I did keep whining about chaos, and kept gluing pictures of fractals on the wall. Someone suggested that I talk to Phil Anderson -- he was, by that point, a rather famous and established heretical thinker. However, he was in California, I was in New York, and this was before email. I would have to write a letter, or call on the phone. I was easily intimidated .. and socially awkward. I didn't know how to do that. (I should have done it).
I was also sent to talk to Per Bak, a bit before he got famous. He was at Brookhaven; I was almost done with my PhD, I was silly and did not know what to talk about, and I did not know how to ask for a job or how to ask for advice (!!) I knew math and physics, I did not have "ordinary common-sense people skills". Alas.
The point of my stories is for you not to repeat them. There almost surely are some AGI thinkers embedded in academia, but I do not know who they are. It is much more valuable and important for you to find them; studying AGI in your basement is a formulas for intellectual suicide. Standard career advice: it is not what you know, it's who you know.
Here is an idea: someone recently pointed me at a paper by Geoffrey Hinton "How to represent part-whole hierarchies in a neural network":
https://arxiv.org/abs/2102.12627 -- I have not read it yet, but it looks right up my alley. You should raise your hand and write to him, and say something like "hey me! I want to do that!" -- or at least, ask him what you asked me -- advice on getting a PhD. If I may be so bold, I will bcc him on this (bcc, so as not to spam a public mailing list with a private email address.)
So here's the deal: I've been working on the intersection of neural nets and symbolic AI since -- I dunno -- 2014? Earlier? I've been laboring in (what feels like) complete obscurity, unable to get anyone interested or excited. Asking me for help is pointless: I have no connections; I don't know of anyone, besides Ben, who is interested in this topic.

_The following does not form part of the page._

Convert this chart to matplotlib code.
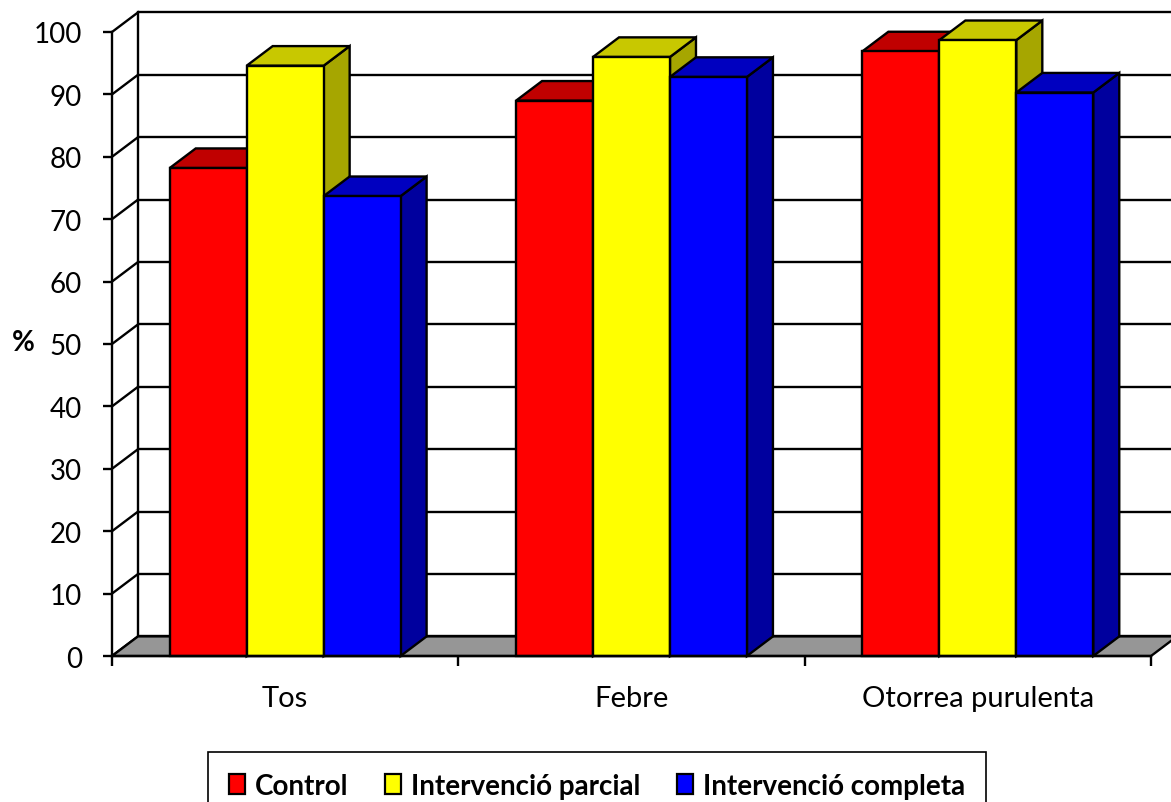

By contrast: Geoffrey Hinton has a Wikipedia article about him. He has connections both to a respectable university and to Google. That's hard to beat. He may not personally know anyone interested in AGI, but he might be able to point you in the right direction.
My strongest advice to you is to keep asking around, through your network of people who know other people who might know, and pose them this same question.
I can give you a specific curriculum to study, but this is not the most important thing, right now. Pester me later, as the mood hits.